Hace nueve meses, solo el miedo y la muerte recorrían las calles de Wuhan. Hoy, por las calles de Wuhan se ve cada vez más gente sin mascarilla, los atascos vuelven a colapsar el tráfico, los mercadillos y restaurantes están llenos y las mujeres bailan en las plazas al atardecer.
Mientras el coronavirus marca su máximo de contagios diarios en Estados Unidos y obliga a imponer restricciones en Europa, en China se respira una normalidad especialmente asombrosa en el epicentro de la pandemia: Wuhan.
Tras su confinamiento estricto de 76 días, del 23 de enero al 8 de abril, esta ciudad de once millones de habitantes lleva desde antes del verano sin informar de contagios locales y la vida ha vuelto a su rutina de cada día.
Bajo un agradable sol de otoño, los abuelos juegan a las damas chinas y cantan bajo el Primer Puente sobre el Yangtsé mientras un grupo de mayores cruza a nado el río emulando a Mao. Al anochecer, los rascacielos se iluminan con colores y figuras de médicos y enfermeras para agradecer su esfuerzo durante la epidemia y dar ánimos a los vecinos de Wuhan.
A toda velocidad, lo hacían a bordo de las ambulancias y furgonetas de las funerarias que cruzaban entre la niebla los majestuosos puentes sobre el río Yangtsé. Ocultas tras fantasmagóricos trajes especiales de protección, se enseñoreaban de esta megalópolis del centro de China que, de la noche a la mañana, se había quedado desierta.

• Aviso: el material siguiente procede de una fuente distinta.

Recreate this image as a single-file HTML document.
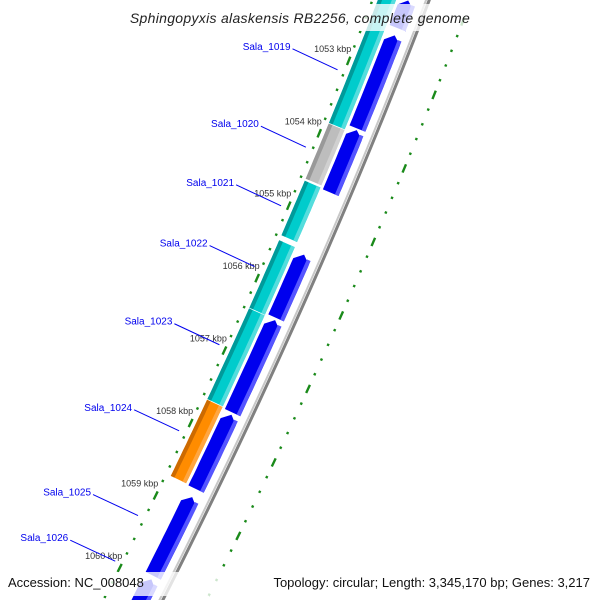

Con la misma furia con que vaciaban las avenidas bajo sus rascacielos de vértigo, desbordaban los hospitales con enfermos de una misteriosa y letal neumonía que se propagaba como la peste. Hace nueve meses, en Wuhan solo campaban a sus anchas la muerte y el miedo que había traído de no se sabe dónde un nuevo coronavirus.